I had < 250 twitter followers when I started, < 50 blog subscribers. I had some reputation as a Ruby developer from open source work and participating in different things but I would say I had a very small network to start from.

I kept the 'fake' sales page as simple as possible. It was static HTML (written with slim-lang) and pushed to heroku (free hosting). I spent $100 on Adwords to get traffic. That bought ~300 visits which led to ~15 people clicking my 'Buy' button. The page wasn't all that different from what I have now, list the benefits of the product, what buyers can expect, etc.

I didn't pay for Twitter ads. In the beginning people retweeted my announcement. Later on readers of the book would share the link to their followers.




I'm really interested in the 'fake' sales page idea, thanks for sharing the details. From these numbers, did you have a formula in mind that would determine if you could make money from the book? In other words, if you sell for $27, those 15 buys generate $405, which is obviously more than the $100 spent on Adwords. But how many of the 15 people who clicked Buy would actually buy? Also, did you list a price on your 'fake' sales page next to the Buy button?

Also, given your fake sales page experience, have you considered advertising with Adwords?


I didn't have a formula in mind with the fake sales page, but my conversion rate was 3-4%. Not bad.

In my mind it wasn't scientific. If I could put a sales page for a product that doesn't exist and even one person attempts to give me money, imagine what I could do if I had a real product and could even show a sample, testimonials, etc.

The fake sales page, for me, was just to test that I wasn't off my rocker with the idea and to get a little motivation to push forward.

I have spent a bit of money on advertising (<$200) and saw almost no returns from it.


Why not consider capturing emails with those landing pages initially? That way you have a list of qualified leads who are ready to buy the product.


Thanks again for sharing.

Would you say the "niche factor" made it easier to attract traffic, buyers and followers?

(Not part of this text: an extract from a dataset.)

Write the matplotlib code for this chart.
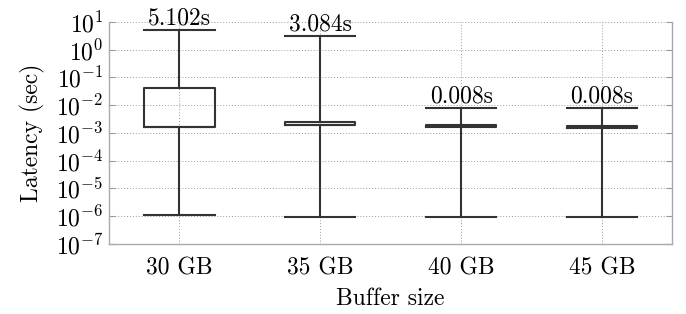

Roughly how many paid full price versus discount? How powerful was discounting in bringing in more sales?


re: the "niche" factor, what do you mean? The fact that the target audience was a subset of programmers?

I don't know exact sales volume for the discounted days but as you can see those days brought in the most revenue, so it was certainly powerful.


Re niche. Yes, do you think the whole sales/marketing process was easier because your target market are quite narrow (ruby, UNIX, programming)?

Would you have priced differently knowing what you now know about discounting effect?


It's always easier to target an audience that you are familiar with and are a part of. Since I would have bought this book myself if someone else had wrote it I knew what people would want to know and how to reach them.

If I were targeting the book at sysadmins, for instance, I would have had no idea how to get in front of them or talk to them at their level.

re: pricing, nope. I think the discounting works because it's intermittent and gets people sharing. If I were to lower the price permanently I wouldn't expect sales to remain that high.